## Directive
Output the entries word for word. Omit images.
* start Supplied material *
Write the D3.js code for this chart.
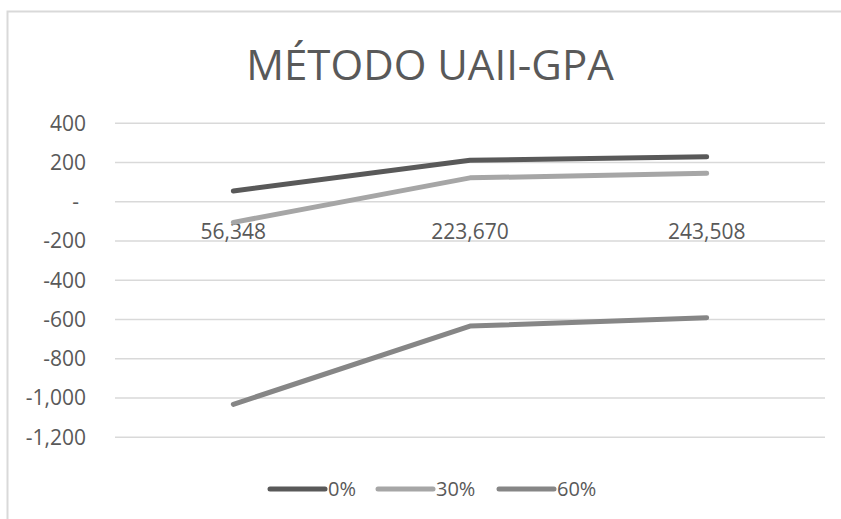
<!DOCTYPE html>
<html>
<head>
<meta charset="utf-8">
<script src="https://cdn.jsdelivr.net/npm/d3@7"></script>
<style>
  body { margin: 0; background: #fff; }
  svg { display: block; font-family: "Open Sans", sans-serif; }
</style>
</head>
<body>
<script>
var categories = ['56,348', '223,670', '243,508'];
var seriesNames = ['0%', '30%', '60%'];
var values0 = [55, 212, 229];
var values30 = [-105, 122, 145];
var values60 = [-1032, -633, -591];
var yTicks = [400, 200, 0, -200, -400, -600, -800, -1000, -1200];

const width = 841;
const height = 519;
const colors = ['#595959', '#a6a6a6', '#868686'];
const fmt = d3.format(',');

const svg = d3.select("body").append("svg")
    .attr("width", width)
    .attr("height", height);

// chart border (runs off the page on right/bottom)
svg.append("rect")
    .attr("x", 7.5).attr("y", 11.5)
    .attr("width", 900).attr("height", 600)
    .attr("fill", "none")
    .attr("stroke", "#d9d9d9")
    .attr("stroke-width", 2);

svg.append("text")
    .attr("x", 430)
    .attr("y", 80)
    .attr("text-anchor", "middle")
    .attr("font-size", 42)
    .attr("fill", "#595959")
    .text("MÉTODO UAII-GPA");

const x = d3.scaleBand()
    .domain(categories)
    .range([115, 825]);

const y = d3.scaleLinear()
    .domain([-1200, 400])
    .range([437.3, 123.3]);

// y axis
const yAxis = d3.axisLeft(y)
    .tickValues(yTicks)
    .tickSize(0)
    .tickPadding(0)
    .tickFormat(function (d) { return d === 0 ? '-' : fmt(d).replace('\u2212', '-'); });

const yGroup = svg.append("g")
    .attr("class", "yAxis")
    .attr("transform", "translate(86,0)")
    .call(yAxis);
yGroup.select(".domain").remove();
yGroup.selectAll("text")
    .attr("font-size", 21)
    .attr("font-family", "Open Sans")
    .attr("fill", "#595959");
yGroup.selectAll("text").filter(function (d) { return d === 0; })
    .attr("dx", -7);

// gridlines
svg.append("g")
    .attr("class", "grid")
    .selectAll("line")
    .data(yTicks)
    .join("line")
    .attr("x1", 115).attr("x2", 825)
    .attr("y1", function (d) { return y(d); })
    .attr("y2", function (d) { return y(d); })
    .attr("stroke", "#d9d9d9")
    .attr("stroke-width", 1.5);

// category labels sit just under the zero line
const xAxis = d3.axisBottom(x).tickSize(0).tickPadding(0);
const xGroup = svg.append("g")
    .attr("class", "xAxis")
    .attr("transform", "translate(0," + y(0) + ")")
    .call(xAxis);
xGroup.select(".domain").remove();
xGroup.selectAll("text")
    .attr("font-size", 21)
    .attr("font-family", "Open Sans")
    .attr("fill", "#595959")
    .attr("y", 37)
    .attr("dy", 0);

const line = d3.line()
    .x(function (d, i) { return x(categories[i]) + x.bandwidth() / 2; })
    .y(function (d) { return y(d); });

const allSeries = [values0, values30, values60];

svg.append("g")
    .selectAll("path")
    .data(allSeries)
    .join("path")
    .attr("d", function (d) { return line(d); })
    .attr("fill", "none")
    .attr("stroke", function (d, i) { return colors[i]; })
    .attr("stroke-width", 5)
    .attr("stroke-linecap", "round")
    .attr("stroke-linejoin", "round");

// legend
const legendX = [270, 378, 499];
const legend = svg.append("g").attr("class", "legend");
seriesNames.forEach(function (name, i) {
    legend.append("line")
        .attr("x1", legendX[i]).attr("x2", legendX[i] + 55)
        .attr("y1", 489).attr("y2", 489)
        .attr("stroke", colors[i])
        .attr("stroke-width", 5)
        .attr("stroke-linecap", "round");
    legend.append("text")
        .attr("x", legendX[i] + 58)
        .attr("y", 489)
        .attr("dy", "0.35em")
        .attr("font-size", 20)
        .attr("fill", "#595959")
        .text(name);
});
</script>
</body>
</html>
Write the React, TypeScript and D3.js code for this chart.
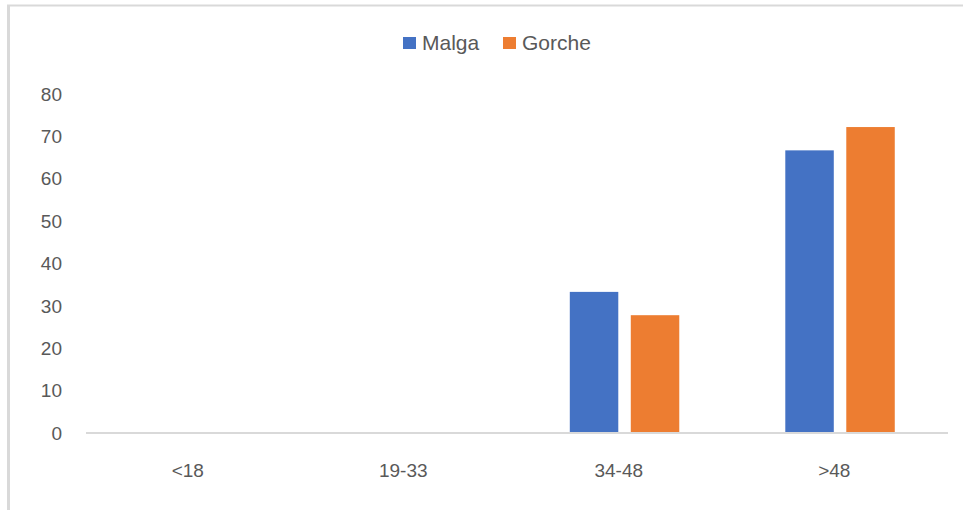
* end Supplied material *
## Full solution
Write the D3.js code for this chart.
<!DOCTYPE html>
<html>
<head>
<meta charset="utf-8">
<script src="https://cdn.jsdelivr.net/npm/d3@7"></script>
<style>
  body { margin: 0; background: #fff; }
  svg { display: block; font-family: "Open Sans", sans-serif; }
</style>
</head>
<body>
<script>
var categories = ['56,348', '223,670', '243,508'];
var seriesNames = ['0%', '30%', '60%'];
var values0 = [55, 212, 229];
var values30 = [-105, 122, 145];
var values60 = [-1032, -633, -591];
var yTicks = [400, 200, 0, -200, -400, -600, -800, -1000, -1200];

const width = 841;
const height = 519;
const colors = ['#595959', '#a6a6a6', '#868686'];
const fmt = d3.format(',');

const svg = d3.select("body").append("svg")
    .attr("width", width)
    .attr("height", height);

// chart border (runs off the page on right/bottom)
svg.append("rect")
    .attr("x", 7.5).attr("y", 11.5)
    .attr("width", 900).attr("height", 600)
    .attr("fill", "none")
    .attr("stroke", "#d9d9d9")
    .attr("stroke-width", 2);

svg.append("text")
    .attr("x", 430)
    .attr("y", 80)
    .attr("text-anchor", "middle")
    .attr("font-size", 42)
    .attr("fill", "#595959")
    .text("MÉTODO UAII-GPA");

const x = d3.scaleBand()
    .domain(categories)
    .range([115, 825]);

const y = d3.scaleLinear()
    .domain([-1200, 400])
    .range([437.3, 123.3]);

// y axis
const yAxis = d3.axisLeft(y)
    .tickValues(yTicks)
    .tickSize(0)
    .tickPadding(0)
    .tickFormat(function (d) { return d === 0 ? '-' : fmt(d).replace('\u2212', '-'); });

const yGroup = svg.append("g")
    .attr("class", "yAxis")
    .attr("transform", "translate(86,0)")
    .call(yAxis);
yGroup.select(".domain").remove();
yGroup.selectAll("text")
    .attr("font-size", 21)
    .attr("font-family", "Open Sans")
    .attr("fill", "#595959");
yGroup.selectAll("text").filter(function (d) { return d === 0; })
    .attr("dx", -7);

// gridlines
svg.append("g")
    .attr("class", "grid")
    .selectAll("line")
    .data(yTicks)
    .join("line")
    .attr("x1", 115).attr("x2", 825)
    .attr("y1", function (d) { return y(d); })
    .attr("y2", function (d) { return y(d); })
    .attr("stroke", "#d9d9d9")
    .attr("stroke-width", 1.5);

// category labels sit just under the zero line
const xAxis = d3.axisBottom(x).tickSize(0).tickPadding(0);
const xGroup = svg.append("g")
    .attr("class", "xAxis")
    .attr("transform", "translate(0," + y(0) + ")")
    .call(xAxis);
xGroup.select(".domain").remove();
xGroup.selectAll("text")
    .attr("font-size", 21)
    .attr("font-family", "Open Sans")
    .attr("fill", "#595959")
    .attr("y", 37)
    .attr("dy", 0);

const line = d3.line()
    .x(function (d, i) { return x(categories[i]) + x.bandwidth() / 2; })
    .y(function (d) { return y(d); });

const allSeries = [values0, values30, values60];

svg.append("g")
    .selectAll("path")
    .data(allSeries)
    .join("path")
    .attr("d", function (d) { return line(d); })
    .attr("fill", "none")
    .attr("stroke", function (d, i) { return colors[i]; })
    .attr("stroke-width", 5)
    .attr("stroke-linecap", "round")
    .attr("stroke-linejoin", "round");

// legend
const legendX = [270, 378, 499];
const legend = svg.append("g").attr("class", "legend");
seriesNames.forEach(function (name, i) {
    legend.append("line")
        .attr("x1", legendX[i]).attr("x2", legendX[i] + 55)
        .attr("y1", 489).attr("y2", 489)
        .attr("stroke", colors[i])
        .attr("stroke-width", 5)
        .attr("stroke-linecap", "round");
    legend.append("text")
        .attr("x", legendX[i] + 58)
        .attr("y", 489)
        .attr("dy", "0.35em")
        .attr("font-size", 20)
        .attr("fill", "#595959")
        .text(name);
});
</script>
</body>
</html>
Write the React, TypeScript and D3.js code for this chart.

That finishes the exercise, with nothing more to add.